Editorial Nº 32. Junio / 2019
Sobre la muerte se ha escrito mucho y lo han escrito los vivos. Junto al amor o la felicidad, no puede faltar en una recopilación de citas. Se la trata con solemnidad o con fingida desenvoltura, pero es imposible despojarla de ese aire que la convierte en el hecho más trascendental de la vida. Desde el epitafio de Groucho, “perdone que no me levante”, hasta el “aquí reposa, no hizo otra cosa”, el humor intenta mitigar ese carácter trágico e irreversible. La muerte desconcierta. Alguien dijo: “tremendo, se está muriendo gente que no se había muerto nunca”.
José Ramón Ayllón, en su obra “Filosofía mínima”, recuerda a un amigo ahogado un verano en una playa de Galicia. Era Don Jesús López Acosta, también profesor de Peñalba. A él y a la muerte les dedicó la primera clase de Filosofía del siguiente curso. Dice que la muerte “constituye la mayor provocación para la inteligencia, pues es el supremo escándalo de la vida”; y dice que nos deja pensativos y nos vuelve pensadores, al plantear las preguntas fundamentales sobre el sentido de la existencia. Con Platón afirma que la filosofía es una meditación sobre la muerte.
“El máximo enigma de la vida humana es la muerte” (Gaudium et spes, Concilio Vaticano II). La sociedad moderna, que no tiene respuesta a tan dramático interrogante, opta por ocultarlo. Ya no se oye en los campanarios el toque de difuntos, cadencioso y extrañamente poético. Los camposantos están lejos… y no recorre nuestras calles la presurosa figura del viático.
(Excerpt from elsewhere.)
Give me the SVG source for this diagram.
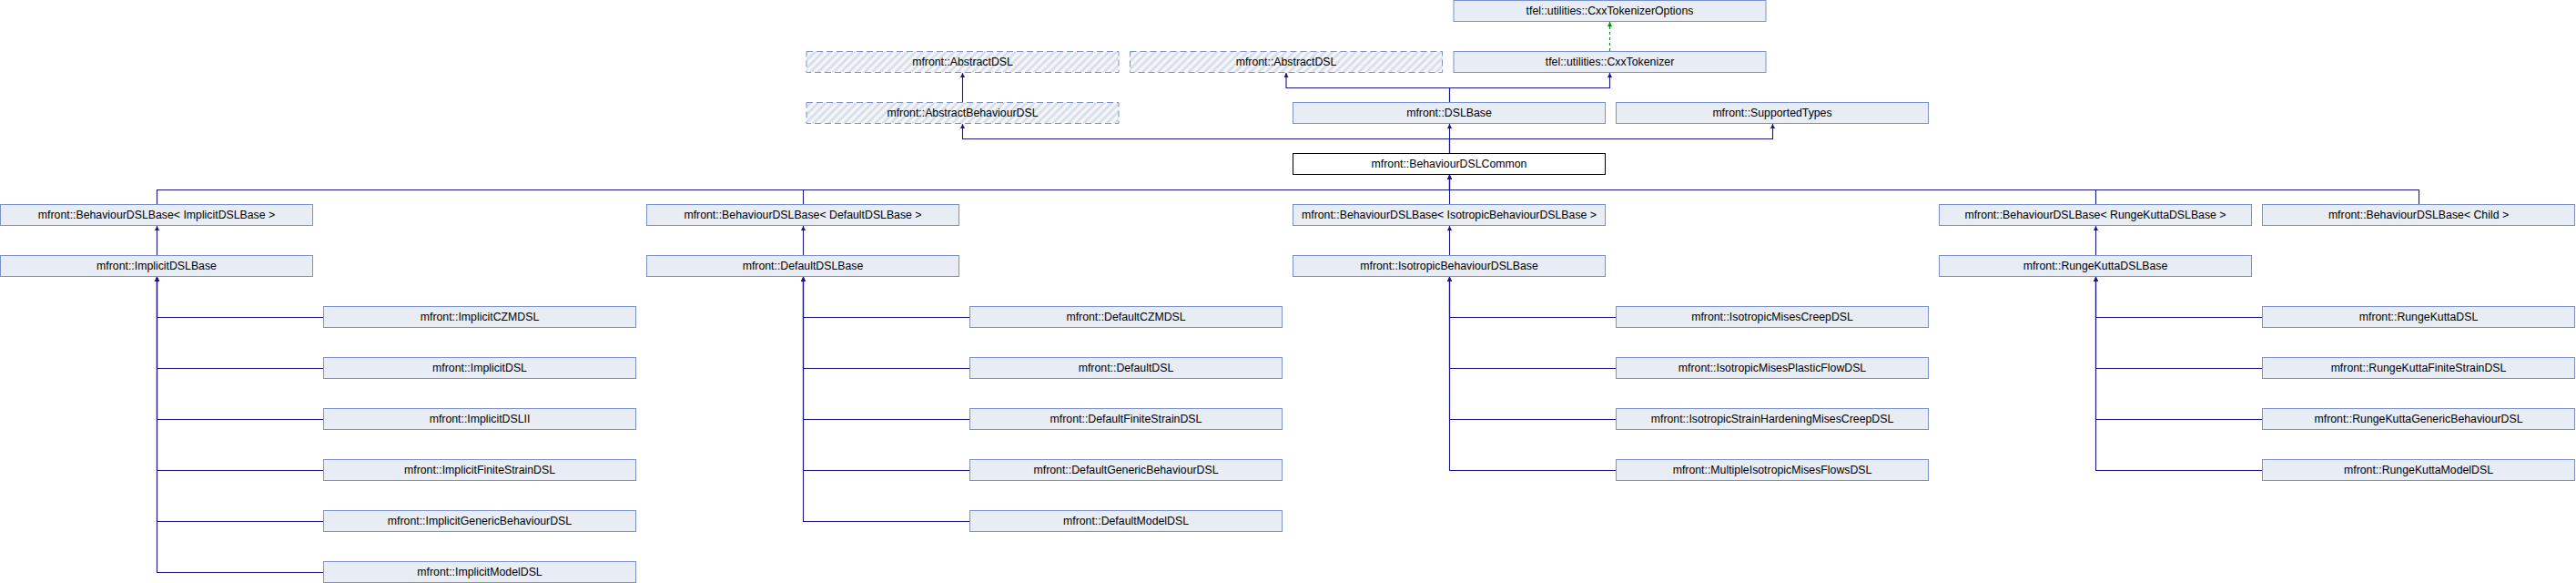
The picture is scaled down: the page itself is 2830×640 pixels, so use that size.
<svg xmlns="http://www.w3.org/2000/svg" width="2830" height="640" viewBox="0 0 2830 640">
<style>
.n{fill:#e8ecf5;stroke:#7b92c8;stroke-width:1}
.h{fill:url(#hatch);stroke:#7b92c8;stroke-width:1;stroke-dasharray:7,4}
.m{fill:#ffffff;stroke:#000000;stroke-width:1}
.t{font-family:"Liberation Sans",Arial,sans-serif;font-size:12.3px;fill:#000000;text-anchor:middle}
.e{fill:none;stroke:#191980;stroke-width:1.1;marker-end:url(#arr)}
.g{fill:none;stroke:#009000;stroke-width:1.1;stroke-dasharray:3,3;marker-end:url(#arrg)}
</style>
<defs>
<pattern id="hatch" patternUnits="userSpaceOnUse" width="6" height="6" patternTransform="rotate(45)">
<rect width="6" height="6" fill="#f4f6fa"/>
<line x1="1.5" y1="0" x2="1.5" y2="6" stroke="#d6dce8" stroke-width="2.5"/>
</pattern>
<marker id="arr" markerUnits="userSpaceOnUse" viewBox="0 0 10 10" refX="10" refY="5" markerWidth="7" markerHeight="5" orient="auto">
<path d="M0,0 L10,5 L0,10 z" fill="#191980"/>
</marker>
<marker id="arrg" markerUnits="userSpaceOnUse" viewBox="0 0 10 10" refX="10" refY="5" markerWidth="7" markerHeight="5" orient="auto">
<path d="M0,0 L10,5 L0,10 z" fill="#009000"/>
</marker>
</defs>
<rect width="2830" height="640" fill="#ffffff"/>

<g id="connectors">
<path class="g" d="M1768.5,56 V24"/>
<path class="e" d="M1057.5,112 V80"/>
<path class="e" d="M1592.5,112 V96.5 H1413 V80"/>
<path class="e" d="M1592.5,112 V96.5 H1768.5 V80"/>
<path class="e" d="M1592.5,168 V152.5 H1057.5 V136"/>
<path class="e" d="M1592.5,168 V136"/>
<path class="e" d="M1592.5,168 V152.5 H1947.5 V136"/>
<path class="e" d="M172.5,224 V208.5 H1592.5 V192"/>
<path class="e" d="M882.5,224 V208.5 H1592.5 V192"/>
<path class="e" d="M1592.5,224 V192"/>
<path class="e" d="M2302.5,224 V208.5 H1592.5 V192"/>
<path class="e" d="M2657.5,224 V208.5 H1592.5 V192"/>
<path class="e" d="M172.5,280 V248"/>
<path class="e" d="M882.5,280 V248"/>
<path class="e" d="M1592.5,280 V248"/>
<path class="e" d="M2302.5,280 V248"/>
<path class="e" d="M355.5,348.5 H172.5 V304"/>
<path class="e" d="M355.5,404.5 H172.5 V304"/>
<path class="e" d="M355.5,460.5 H172.5 V304"/>
<path class="e" d="M355.5,516.5 H172.5 V304"/>
<path class="e" d="M355.5,572.5 H172.5 V304"/>
<path class="e" d="M355.5,628.5 H172.5 V304"/>
<path class="e" d="M1065.5,348.5 H882.5 V304"/>
<path class="e" d="M1065.5,404.5 H882.5 V304"/>
<path class="e" d="M1065.5,460.5 H882.5 V304"/>
<path class="e" d="M1065.5,516.5 H882.5 V304"/>
<path class="e" d="M1065.5,572.5 H882.5 V304"/>
<path class="e" d="M1775.5,348.5 H1592.5 V304"/>
<path class="e" d="M1775.5,404.5 H1592.5 V304"/>
<path class="e" d="M1775.5,460.5 H1592.5 V304"/>
<path class="e" d="M1775.5,516.5 H1592.5 V304"/>
<path class="e" d="M2485.5,348.5 H2302.5 V304"/>
<path class="e" d="M2485.5,404.5 H2302.5 V304"/>
<path class="e" d="M2485.5,460.5 H2302.5 V304"/>
<path class="e" d="M2485.5,516.5 H2302.5 V304"/>
</g>

<g id="CxxTokenizerOptions"><rect class="n" x="1597" y="0.5" width="343" height="23"/><text class="t" x="1768.5" y="16">tfel::utilities::CxxTokenizerOptions</text></g>
<g id="AbstractDSL_1"><rect class="h" x="886" y="56.5" width="343" height="23"/><text class="t" x="1057.5" y="72">mfront::AbstractDSL</text></g>
<g id="AbstractDSL_2"><rect class="h" x="1241.5" y="56.5" width="343" height="23"/><text class="t" x="1413" y="72">mfront::AbstractDSL</text></g>
<g id="CxxTokenizer"><rect class="n" x="1597" y="56.5" width="343" height="23"/><text class="t" x="1768.5" y="72">tfel::utilities::CxxTokenizer</text></g>
<g id="AbstractBehaviourDSL"><rect class="h" x="886" y="112.5" width="343" height="23"/><text class="t" x="1057.5" y="128">mfront::AbstractBehaviourDSL</text></g>
<g id="DSLBase"><rect class="n" x="1420.5" y="112.5" width="343" height="23"/><text class="t" x="1592" y="128">mfront::DSLBase</text></g>
<g id="SupportedTypes"><rect class="n" x="1775.5" y="112.5" width="343" height="23"/><text class="t" x="1947" y="128">mfront::SupportedTypes</text></g>
<g id="BehaviourDSLCommon"><rect class="m" x="1420.5" y="168.5" width="343" height="23"/><text class="t" x="1592" y="184">mfront::BehaviourDSLCommon</text></g>

<g id="BDSLBase_Implicit"><rect class="n" x="0.5" y="224.5" width="343" height="23"/><text class="t" x="172" y="240">mfront::BehaviourDSLBase&lt; ImplicitDSLBase &gt;</text></g>
<g id="BDSLBase_Default"><rect class="n" x="710.5" y="224.5" width="343" height="23"/><text class="t" x="882" y="240">mfront::BehaviourDSLBase&lt; DefaultDSLBase &gt;</text></g>
<g id="BDSLBase_Isotropic"><rect class="n" x="1420.5" y="224.5" width="343" height="23"/><text class="t" x="1592" y="240">mfront::BehaviourDSLBase&lt; IsotropicBehaviourDSLBase &gt;</text></g>
<g id="BDSLBase_RungeKutta"><rect class="n" x="2130.5" y="224.5" width="343" height="23"/><text class="t" x="2302" y="240">mfront::BehaviourDSLBase&lt; RungeKuttaDSLBase &gt;</text></g>
<g id="BDSLBase_Child"><rect class="n" x="2485.5" y="224.5" width="343" height="23"/><text class="t" x="2657" y="240">mfront::BehaviourDSLBase&lt; Child &gt;</text></g>

<g id="ImplicitDSLBase"><rect class="n" x="0.5" y="280.5" width="343" height="23"/><text class="t" x="172" y="296">mfront::ImplicitDSLBase</text></g>
<g id="DefaultDSLBase"><rect class="n" x="710.5" y="280.5" width="343" height="23"/><text class="t" x="882" y="296">mfront::DefaultDSLBase</text></g>
<g id="IsotropicBehaviourDSLBase"><rect class="n" x="1420.5" y="280.5" width="343" height="23"/><text class="t" x="1592" y="296">mfront::IsotropicBehaviourDSLBase</text></g>
<g id="RungeKuttaDSLBase"><rect class="n" x="2130.5" y="280.5" width="343" height="23"/><text class="t" x="2302" y="296">mfront::RungeKuttaDSLBase</text></g>

<g id="ImplicitCZMDSL"><rect class="n" x="355.5" y="336.5" width="343" height="23"/><text class="t" x="527" y="352">mfront::ImplicitCZMDSL</text></g>
<g id="ImplicitDSL"><rect class="n" x="355.5" y="392.5" width="343" height="23"/><text class="t" x="527" y="408">mfront::ImplicitDSL</text></g>
<g id="ImplicitDSLII"><rect class="n" x="355.5" y="448.5" width="343" height="23"/><text class="t" x="527" y="464">mfront::ImplicitDSLII</text></g>
<g id="ImplicitFiniteStrainDSL"><rect class="n" x="355.5" y="504.5" width="343" height="23"/><text class="t" x="527" y="520">mfront::ImplicitFiniteStrainDSL</text></g>
<g id="ImplicitGenericBehaviourDSL"><rect class="n" x="355.5" y="560.5" width="343" height="23"/><text class="t" x="527" y="576">mfront::ImplicitGenericBehaviourDSL</text></g>
<g id="ImplicitModelDSL"><rect class="n" x="355.5" y="616.5" width="343" height="23"/><text class="t" x="527" y="632">mfront::ImplicitModelDSL</text></g>

<g id="DefaultCZMDSL"><rect class="n" x="1065.5" y="336.5" width="343" height="23"/><text class="t" x="1237" y="352">mfront::DefaultCZMDSL</text></g>
<g id="DefaultDSL"><rect class="n" x="1065.5" y="392.5" width="343" height="23"/><text class="t" x="1237" y="408">mfront::DefaultDSL</text></g>
<g id="DefaultFiniteStrainDSL"><rect class="n" x="1065.5" y="448.5" width="343" height="23"/><text class="t" x="1237" y="464">mfront::DefaultFiniteStrainDSL</text></g>
<g id="DefaultGenericBehaviourDSL"><rect class="n" x="1065.5" y="504.5" width="343" height="23"/><text class="t" x="1237" y="520">mfront::DefaultGenericBehaviourDSL</text></g>
<g id="DefaultModelDSL"><rect class="n" x="1065.5" y="560.5" width="343" height="23"/><text class="t" x="1237" y="576">mfront::DefaultModelDSL</text></g>

<g id="IsotropicMisesCreepDSL"><rect class="n" x="1775.5" y="336.5" width="343" height="23"/><text class="t" x="1947" y="352">mfront::IsotropicMisesCreepDSL</text></g>
<g id="IsotropicMisesPlasticFlowDSL"><rect class="n" x="1775.5" y="392.5" width="343" height="23"/><text class="t" x="1947" y="408">mfront::IsotropicMisesPlasticFlowDSL</text></g>
<g id="IsotropicStrainHardeningMisesCreepDSL"><rect class="n" x="1775.5" y="448.5" width="343" height="23"/><text class="t" x="1947" y="464">mfront::IsotropicStrainHardeningMisesCreepDSL</text></g>
<g id="MultipleIsotropicMisesFlowsDSL"><rect class="n" x="1775.5" y="504.5" width="343" height="23"/><text class="t" x="1947" y="520">mfront::MultipleIsotropicMisesFlowsDSL</text></g>

<g id="RungeKuttaDSL"><rect class="n" x="2485.5" y="336.5" width="343" height="23"/><text class="t" x="2657" y="352">mfront::RungeKuttaDSL</text></g>
<g id="RungeKuttaFiniteStrainDSL"><rect class="n" x="2485.5" y="392.5" width="343" height="23"/><text class="t" x="2657" y="408">mfront::RungeKuttaFiniteStrainDSL</text></g>
<g id="RungeKuttaGenericBehaviourDSL"><rect class="n" x="2485.5" y="448.5" width="343" height="23"/><text class="t" x="2657" y="464">mfront::RungeKuttaGenericBehaviourDSL</text></g>
<g id="RungeKuttaModelDSL"><rect class="n" x="2485.5" y="504.5" width="343" height="23"/><text class="t" x="2657" y="520">mfront::RungeKuttaModelDSL</text></g>
</svg>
Como el avestruz, la modernidad esconde la cabeza bajo los bienes efímeros de la tierra, y cuando se asoma y ve que se acaban, concluye con Sartre que “el hombre es una pasión inútil”.
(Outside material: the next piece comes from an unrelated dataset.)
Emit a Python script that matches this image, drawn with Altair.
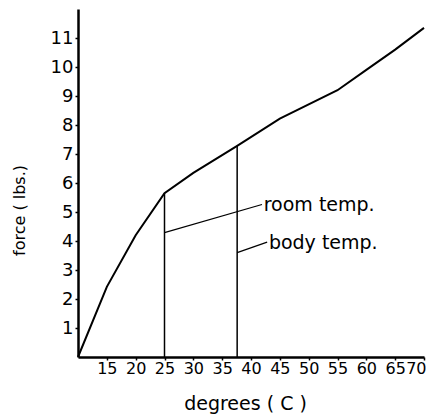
import altair as alt
import pandas as pd

# curve data
degrees = [10, 15, 20, 25, 30, 37.6, 45, 55, 60, 65, 70]
force = [0, 2.42, 4.2, 5.65, 6.35, 7.28, 8.22, 9.2, 9.9, 10.6, 11.35]

# vertical markers
mark_x = [25, 37.6]
mark_top = [5.65, 7.28]

# leader lines
leader_id = ["room", "room", "body", "body"]
leader_x = [25, 41.9, 37.6, 42.8]
leader_y = [4.29, 5.26, 3.6, 3.96]

# annotation texts
label_text = ["room temp.", "body temp."]
label_x = [42.2, 43.1]
label_y = [5.24, 3.93]

x_ticks = [15, 20, 25, 30, 35, 40, 45, 50, 55, 60, 65, 70]
y_ticks = [1, 2, 3, 4, 5, 6, 7, 8, 9, 10, 11]

FONT = "DejaVu Sans"

curve_df = pd.DataFrame({"deg": degrees, "force": force})
marks_df = pd.DataFrame({"deg": mark_x, "top": mark_top, "bottom": [0, 0]})
leader_df = pd.DataFrame({"id": leader_id, "deg": leader_x, "force": leader_y})
label_df = pd.DataFrame({"text": label_text, "deg": label_x, "force": label_y})

xscale = alt.Scale(domain=[10, 70], nice=False, zero=False)
yscale = alt.Scale(domain=[0, 12], nice=False)

xaxis = alt.Axis(
    title="degrees ( C )", values=x_ticks, grid=False, labelOverlap=False,
    labelFlush=True, labelFlushOffset=2,
    domainColor="black", domainWidth=2.5, tickColor="black", tickSize=3, tickWidth=1.5,
    labelFont=FONT, labelFontSize=16, labelColor="black", labelPadding=0,
    titleFont=FONT, titleFontSize=19, titleFontWeight="normal", titleColor="black",
    titleX=167, titleY=46, titleBaseline="middle", titleAlign="center",
)
yaxis = alt.Axis(
    title="force ( lbs.)", values=y_ticks, grid=False, labelOverlap=False, labelFlush=False,
    domainColor="black", domainWidth=2.5, tickColor="black", tickSize=3, tickWidth=1.5,
    labelFont=FONT, labelFontSize=18, labelColor="black", labelPadding=2,
    titleFont=FONT, titleFontSize=16, titleFontWeight="normal", titleColor="black",
    titleX=-59, titleY=201, titleBaseline="middle", titleAlign="center", titleAngle=-90,
)

curve = alt.Chart(curve_df).mark_line(color="black", strokeWidth=2).encode(
    x=alt.X("deg:Q", scale=xscale, axis=xaxis),
    y=alt.Y("force:Q", scale=yscale, axis=yaxis),
)

verticals = alt.Chart(marks_df).mark_rule(color="black", strokeWidth=1.5).encode(
    x=alt.X("deg:Q", scale=xscale, axis=xaxis),
    y=alt.Y("bottom:Q", scale=yscale, axis=yaxis),
    y2="top:Q",
)

leaders = alt.Chart(leader_df).mark_line(color="black", strokeWidth=1.2).encode(
    x=alt.X("deg:Q", scale=xscale, axis=xaxis),
    y=alt.Y("force:Q", scale=yscale, axis=yaxis),
    detail="id:N",
)

labels = alt.Chart(label_df).mark_text(
    align="left", baseline="middle", font=FONT, fontSize=19, color="black"
).encode(
    x=alt.X("deg:Q", scale=xscale, axis=xaxis),
    y=alt.Y("force:Q", scale=yscale, axis=yaxis),
    text="text:N",
)

chart = alt.layer(curve, verticals, leaders, labels).properties(
    width=346, height=348,
    background="white",
    autosize=alt.AutoSizeParams(type="none"),
    padding={"left": 70, "top": 1, "right": 3, "bottom": 58},
).configure_axis(
    labelOverlap=False
).configure_view(stroke=None)

chart.save("out.html", embed_options={"renderer": "svg", "actions": False})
Nosotros somos unos privilegiados. Con la beca de Peñalba nos regalan una brújula y un mapa. La brújula señala el norte de la vida que, como la estrella polar, está en el cielo. El mapa conduce a un Tesoro, escrito así, con letra versal, porque como dijo San Josemaría, morir es: “Vivir con mayúscula”. Para siempre.
No son sólo palabras bonitas. Es una convicción honda, que nos ayuda a valorar y a aprovechar mejor cada minuto del presente. Y a afrontar con serenidad la muerte. Por eso recordamos a los antiguos alumnos fallecidos. Y cuando la muerte visita la casa de uno de los nuestros, le arropamos todos con la oración y el cariño. No debemos presumir de esta consoladora certeza, porque es un don que se nos da; pero estamos llamados a compartir con los demás nuestra alegría y nuestra esperanza.